474 B WORMS
Marmot brings n piles of worms for the mole. The input gives the number of worms in each pile. The piles are arranged in such a way that if the 1st pile contains 5 worms, then the 6th worm will belong to the 2nd pile.
For example, if the piles are: 2 7 3 4 9
then the ranges become:
[1,2], [3,9], [10,12], [13,16], [17,25]
Here, the ranges are inclusive.
So worms from 3 to 9 belong to the 2nd pile.
Now suppose the juicy worms are:1 25 11
1.worm 1 belongs to the 1st pile, so output 1
2.worm 25 belongs to the 5th pile
3.worm 11 belongs to the 3rd pile
Approach:
So basically we need to search for which pile contains a given worm number. Looking at the constraints, it’s clear that the solution should be around O(n) or O(n log n), so binary search is probably the best option.
But after realizing binary search was needed, I got confused about what exactly to apply it on. Since we are dealing with ranges, at first I thought maybe I’d need something like hashing or mapping integers to vectors/ranges, but that would be unnecessarily expensive.
While working with the ranges, we were summing the pile sizes, and suddenly i got I could use prefix sums along with lower_bound().
So first, I build the prefix sum array of the piles 2 7 3 4 9
the prefix sums become:2 9 12 16 25
Then for each juicy worm, I use binary search with lower_bound() on the prefix sum array to find the equal or greater value for finding that worm number.
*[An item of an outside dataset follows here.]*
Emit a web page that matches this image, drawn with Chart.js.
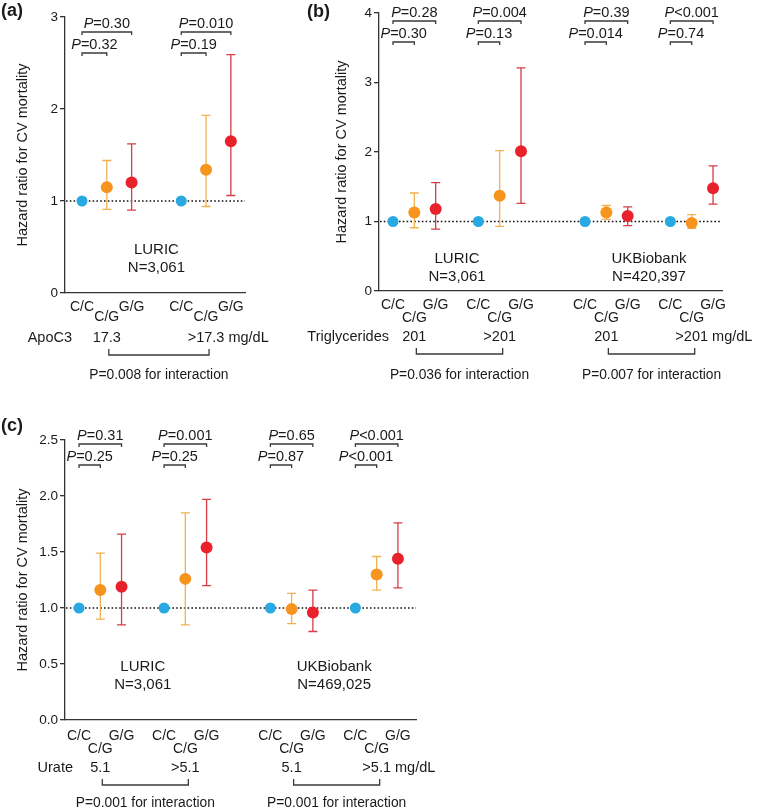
<!DOCTYPE html>
<html><head><meta charset="utf-8">
<script src="https://cdn.jsdelivr.net/npm/chart.js@4/dist/chart.umd.min.js"></script>
<style>
html,body{margin:0;padding:0;background:#fff;}
body{width:758px;height:808px;position:relative;overflow:hidden;}
canvas{position:absolute;}
</style></head><body>
<canvas id="cA" width="380" height="400" style="left:0;top:0"></canvas>
<canvas id="cB" width="468" height="400" style="left:290px;top:0"></canvas>
<canvas id="cC" width="758" height="410" style="left:0;top:405px"></canvas>
<script>
// ---------------- DATA ----------------
const yTitle = 'Hazard ratio for CV mortality';

// (a) ApoC3, LURIC
const apoCats = ['C/C','C/G','G/G','','C/C','C/G','G/G'];
const apoYTicks = [0, 1, 2, 3];
const apoStrata = ['17.3', '>17.3'];
const apoUnit = 'mg/dL';
const apoCohorts = ['LURIC'];
const apoN = ['N=3,061'];
const apoCC = [1.00, 1.00];
const apoCG = [1.15, 1.34];
const apoCGlo = [0.91, 0.94];
const apoCGhi = [1.44, 1.93];
const apoGG = [1.20, 1.65];
const apoGGlo = [0.90, 1.06];
const apoGGhi = [1.62, 2.59];
const apoPTop = ['=0.30', '=0.010'];
const apoPLow = ['=0.32', '=0.19'];
const apoInter = ['P=0.008 for interaction'];

// (b) Triglycerides, LURIC + UKBiobank
const tgCats = ['C/C','C/G','G/G','','C/C','C/G','G/G','','','C/C','C/G','G/G','','C/C','C/G','G/G'];
const tgYTicks = [0, 1, 2, 3, 4];
const tgStrata = ['201', '>201', '201', '>201'];
const tgUnit = 'mg/dL';
const tgCohorts = ['LURIC', 'UKBiobank'];
const tgN = ['N=3,061', 'N=420,397'];
const tgCC = [1.00, 1.00, 1.00, 1.00];
const tgCG = [1.13, 1.37, 1.13, 0.98];
const tgCGlo = [0.91, 0.93, 1.03, 0.90];
const tgCGhi = [1.41, 2.02, 1.23, 1.10];
const tgGG = [1.18, 2.01, 1.08, 1.48];
const tgGGlo = [0.89, 1.26, 0.94, 1.25];
const tgGGhi = [1.56, 3.21, 1.21, 1.80];
const tgPTop = ['=0.28', '=0.004', '=0.39', '<0.001'];
const tgPLow = ['=0.30', '=0.13', '=0.014', '=0.74'];
const tgInter = ['P=0.036 for interaction', 'P=0.007 for interaction'];

// (c) Urate, LURIC + UKBiobank
const urCats = ['C/C','C/G','G/G','','C/C','C/G','G/G','','','C/C','C/G','G/G','','C/C','C/G','G/G'];
const urYTicks = [0, 0.5, 1.0, 1.5, 2.0, 2.5];
const urStrata = ['5.1', '>5.1', '5.1', '>5.1'];
const urUnit = 'mg/dL';
const urCohorts = ['LURIC', 'UKBiobank'];
const urN = ['N=3,061', 'N=469,025'];
const urCC = [1.00, 1.00, 1.00, 1.00];
const urCG = [1.16, 1.26, 0.99, 1.30];
const urCGlo = [0.90, 0.85, 0.86, 1.16];
const urCGhi = [1.49, 1.85, 1.13, 1.46];
const urGG = [1.19, 1.54, 0.96, 1.44];
const urGGlo = [0.85, 1.20, 0.79, 1.18];
const urGGhi = [1.66, 1.97, 1.16, 1.76];
const urPTop = ['=0.31', '=0.001', '=0.65', '<0.001'];
const urPLow = ['=0.25', '=0.25', '=0.87', '<0.001'];
const urInter = ['P=0.001 for interaction', 'P=0.001 for interaction'];

// ---------------- STYLE ----------------
const FONT = "'Liberation Sans', Arial, Helvetica, sans-serif";
const BLUE = '#29a9e1', ORANGE = '#f7941d', RED = '#e8212a';
const ORANGE_ERR = '#f3b04f', RED_ERR = '#d63c45';
const AX = '#333333', TXT = '#1a1a1a';

function drawP(ctx, cx, cy, rest, size) {
  const fi = `italic ${size}px ${FONT}`, fn = `${size}px ${FONT}`;
  ctx.font = fi; const w1 = ctx.measureText('P').width;
  ctx.font = fn; const w2 = ctx.measureText(rest).width;
  const x0 = cx - (w1 + w2) / 2;
  ctx.textAlign = 'left'; ctx.textBaseline = 'middle'; ctx.fillStyle = TXT;
  ctx.font = fi; ctx.fillText('P', x0, cy);
  ctx.font = fn; ctx.fillText(rest, x0 + w1, cy);
}

const panelPlugin = {
  id: 'panel',
  beforeDatasetsDraw(chart) {
    const {ctx, chartArea: a, scales: {x, y}} = chart;
    ctx.save();
    ctx.strokeStyle = '#111'; ctx.lineWidth = 1.6; ctx.setLineDash([1.6, 2.2]);
    const y1 = y.getPixelForValue(1);
    ctx.beginPath(); ctx.moveTo(a.left + 1, y1); ctx.lineTo(a.right, y1); ctx.stroke();
    ctx.restore();
    chart.data.datasets.forEach(ds => {
      if (!ds.lo) return;
      ctx.save(); ctx.strokeStyle = ds.errColor; ctx.lineWidth = 1.3;
      ds.data.forEach((p, i) => {
        const xp = x.getPixelForValue(p.x);
        const yl = y.getPixelForValue(ds.lo[i]), yh = y.getPixelForValue(ds.hi[i]);
        ctx.beginPath();
        ctx.moveTo(xp, yl); ctx.lineTo(xp, yh);
        ctx.moveTo(xp - 4.5, yl); ctx.lineTo(xp + 4.5, yl);
        ctx.moveTo(xp - 4.5, yh); ctx.lineTo(xp + 4.5, yh);
        ctx.stroke();
      });
      ctx.restore();
    });
  },
  afterDraw(chart) {
    const o = chart.options.plugins.panel;
    const {ctx, chartArea: a, scales: {x, y}} = chart;
    const base = o.base;
    const X = v => x.getPixelForValue(v);
    ctx.save();
    ctx.strokeStyle = '#3a3a3a'; ctx.lineWidth = 1.3;
    // significance brackets
    base.forEach((b, s) => {
      const xc = X(b), xg = X(b + 1), xr = X(b + 2);
      const yT = a.top + o.brTop, yL = yT + 21;
      ctx.beginPath();
      ctx.moveTo(xc, yT + 3); ctx.lineTo(xc, yT); ctx.lineTo(xr, yT); ctx.lineTo(xr, yT + 3);
      ctx.moveTo(xc, yL + 3); ctx.lineTo(xc, yL); ctx.lineTo(xg, yL); ctx.lineTo(xg, yL + 3);
      ctx.stroke();
      drawP(ctx, (xc + xr) / 2, yT - 8, o.pTop[s], 14.5);
      drawP(ctx, (xc + xg) / 2, yL - 8, o.pLow[s], 14.5);
    });
    // cohort labels
    ctx.fillStyle = TXT; ctx.textAlign = 'center'; ctx.textBaseline = 'middle';
    ctx.font = `15px ${FONT}`;
    o.cohorts.forEach((c, k) => {
      const cx = (X(base[2 * k]) + X(base[2 * k + 1] + 2)) / 2;
      const cy = y.getPixelForValue(0.5) + 3;
      ctx.fillText(c, cx, cy);
      ctx.fillText(o.ns[k], cx, cy + 18);
    });
    // row title
    ctx.font = `14.5px ${FONT}`;
    ctx.textAlign = 'right';
    ctx.fillText(o.rowTitle, a.left + o.rowDx, a.bottom + o.rowDy);
    // strata labels
    o.strata.forEach((t, s) => {
      const cx = X(base[s] + 1);
      if (s === o.strata.length - 1) {
        const w = ctx.measureText(t).width;
        ctx.textAlign = 'left';
        ctx.fillText(t + ' ' + o.unit, cx - w / 2, a.bottom + o.rowDy);
      } else {
        ctx.textAlign = 'center';
        ctx.fillText(t, cx, a.bottom + o.rowDy);
      }
    });
    // interaction brackets
    ctx.font = `13.8px ${FONT}`; ctx.textAlign = 'center';
    o.inter.forEach((t, k) => {
      const x1 = X(base[2 * k] + 1) + 2, x2 = X(base[2 * k + 1] + 1) + 3;
      const yb = a.bottom + o.intDy;
      ctx.beginPath();
      ctx.moveTo(x1, yb - 6); ctx.lineTo(x1, yb); ctx.lineTo(x2, yb); ctx.lineTo(x2, yb - 6);
      ctx.stroke();
      ctx.fillText(t, (x1 + x2) / 2, a.bottom + o.intTextDy);
    });
    // panel letter
    ctx.font = `bold 18px ${FONT}`; ctx.textAlign = 'left';
    ctx.fillText(o.letter, o.letterX, o.letterY);
    ctx.restore();
  }
};

function makePanel(id, p) {
  const base = p.cats.map((c, i) => c === 'C/C' ? i : -1).filter(i => i >= 0);
  const tickIdx = p.cats.map((c, i) => c ? i : -1).filter(i => i >= 0);
  const mk = (vals, g) => vals.map((v, s) => ({x: base[s] + g, y: v}));
  new Chart(document.getElementById(id), {
    type: 'scatter',
    data: {datasets: [
      {data: mk(p.cc, 0), backgroundColor: BLUE, pointRadius: 5.5, pointBorderWidth: 0, pointHoverRadius: 5.5},
      {data: mk(p.cg, 1), lo: p.cgLo, hi: p.cgHi, errColor: ORANGE_ERR, backgroundColor: ORANGE, pointRadius: 6, pointBorderWidth: 0, pointHoverRadius: 6},
      {data: mk(p.gg, 2), lo: p.ggLo, hi: p.ggHi, errColor: RED_ERR, backgroundColor: RED, pointRadius: 6, pointBorderWidth: 0, pointHoverRadius: 6}
    ]},
    options: {
      responsive: false, animation: false, events: [],
      layout: {padding: {left: 0, top: p.top, right: p.right, bottom: p.bottom}},
      plugins: {
        legend: {display: false}, tooltip: {enabled: false},
        panel: {base, pTop: p.pTop, pLow: p.pLow, cohorts: p.cohorts, ns: p.ns,
          rowTitle: p.rowTitle, rowDx: p.rowDx, rowDy: p.rowDy, strata: p.strata, unit: p.unit,
          inter: p.inter, intDy: p.intDy, intTextDy: p.intTextDy, brTop: p.brTop,
          letter: p.letter, letterX: p.letterX, letterY: p.letterY}
      },
      scales: {
        x: {
          type: 'linear', min: p.xmin, max: p.xmax,
          afterBuildTicks: s => { s.ticks = tickIdx.map(v => ({value: v})); },
          afterFit: s => { s.height = 40; },
          grid: {display: true, drawOnChartArea: false, drawTicks: false},
          border: {display: true, color: AX, width: 1.3},
          ticks: {autoSkip: false, maxRotation: 0, minRotation: 0, padding: p.xPad, color: TXT,
            font: {family: FONT, size: 14, lineHeight: p.xLH},
            callback: v => { const c = p.cats[Math.round(v)]; return c === 'C/G' ? ['', c] : c; }}
        },
        y: {
          min: p.yTicks[0], max: p.yTicks[p.yTicks.length - 1],
          afterBuildTicks: s => { s.ticks = p.yTicks.map(v => ({value: v})); },
          afterFit: s => { s.width = p.left; },
          grid: {drawOnChartArea: false, drawTicks: true, tickLength: 5, color: AX, lineWidth: 1.3},
          border: {display: true, color: AX, width: 1.3},
          ticks: {padding: 2, color: TXT, font: {family: FONT, size: 13.5}, callback: v => p.fmt(v)},
          title: {display: true, text: yTitle, color: TXT, font: {family: FONT, size: 14.5},
            padding: {top: p.titlePad, bottom: 0}}
        }
      }
    },
    plugins: [panelPlugin]
  });
}

makePanel('cA', {
  cats: apoCats, yTicks: apoYTicks, fmt: v => String(v),
  cc: apoCC, cg: apoCG, cgLo: apoCGlo, cgHi: apoCGhi, gg: apoGG, ggLo: apoGGlo, ggHi: apoGGhi,
  pTop: apoPTop, pLow: apoPLow, cohorts: apoCohorts, ns: apoN,
  rowTitle: 'ApoC3', strata: apoStrata, unit: apoUnit, inter: apoInter,
  left: 65, top: 17, right: 135, bottom: 67, xmin: -0.685, xmax: 6.57,
  xPad: 9, xLH: '10px', titlePad: 14, brTop: 15, rowDx: 7, rowDy: 45, intDy: 62, intTextDy: 82,
  letter: '(a)', letterX: 1, letterY: 11
});
makePanel('cB', {
  cats: tgCats, yTicks: tgYTicks, fmt: v => String(v),
  cc: tgCC, cg: tgCG, cgLo: tgCGlo, cgHi: tgCGhi, gg: tgGG, ggLo: tgGGlo, ggHi: tgGGhi,
  pTop: tgPTop, pLow: tgPLow, cohorts: tgCohorts, ns: tgN,
  rowTitle: 'Triglycerides', strata: tgStrata, unit: tgUnit, inter: tgInter,
  left: 89, top: 13, right: 36, bottom: 69, xmin: -0.656, xmax: 15.42,
  xPad: 7.5, xLH: '13px', titlePad: 43, brTop: 8, rowDx: 10, rowDy: 46, intDy: 63, intTextDy: 84,
  letter: '(b)', letterX: 17, letterY: 12
});
makePanel('cC', {
  cats: urCats, yTicks: urYTicks, fmt: v => v.toFixed(1),
  cc: urCC, cg: urCG, cgLo: urCGlo, cgHi: urCGhi, gg: urGG, ggLo: urGGlo, ggHi: urGGhi,
  pTop: urPTop, pLow: urPLow, cohorts: urCohorts, ns: urN,
  rowTitle: 'Urate', strata: urStrata, unit: urUnit, inter: urInter,
  left: 65, top: 35, right: 342, bottom: 55, xmin: -0.66, xmax: 15.85,
  xPad: 9.5, xLH: '13px', titlePad: 14, brTop: 4, rowDx: 8, rowDy: 48, intDy: 65, intTextDy: 83,
  letter: '(c)', letterX: 1, letterY: 21
});
</script>
</body></html>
Since the result index is 1-based, we dont need to think about the index.
#include<bits/stdc++.h>
using namespace std;
typedef long long ll;
typedef vector<long long > VLL;
#define inp(v) for(auto& i: v) cin>>i;
void solve();
int main(){
ios_base::sync_with_stdio(false);
cin.tie(NULL);
#ifdef LOCAL
cerr << "Execution time: " << 1000.f * clock() / CLOCKS_PER_SEC << " ms." << nl;
#endif
solve();
return 0;
}
void solve() {
ll t;
cin >> t;
VLL worms(t); // [1,2],[3,9],[10 , 12],[13,17],[18,26]
VLL psum(t + 1, 0);
inp(worms);
for (ll i=1; i <= t; i++){
psum[i] = psum[i - 1] + worms[i - 1];
}
ll m;
cin >> m;
for (ll i=0; i < m; i++){
ll juc;
cin >> juc;
// as we have to search ,so with this constraint binery search is the best
auto dex= lower_bound(psum.begin(), psum.end(), juc);
cout << dex - psum.begin();//1 index e result dite hobe .and presum 1 index e chilo
cout << "\n";
}
}
Complexity:
For psum O(n)
For binery search in m queries O(mlogn)...cuz binery search in on psum and psum size in n+1 .so O(logn) for 1 query.
so TIme complexity is O(n+mlogn)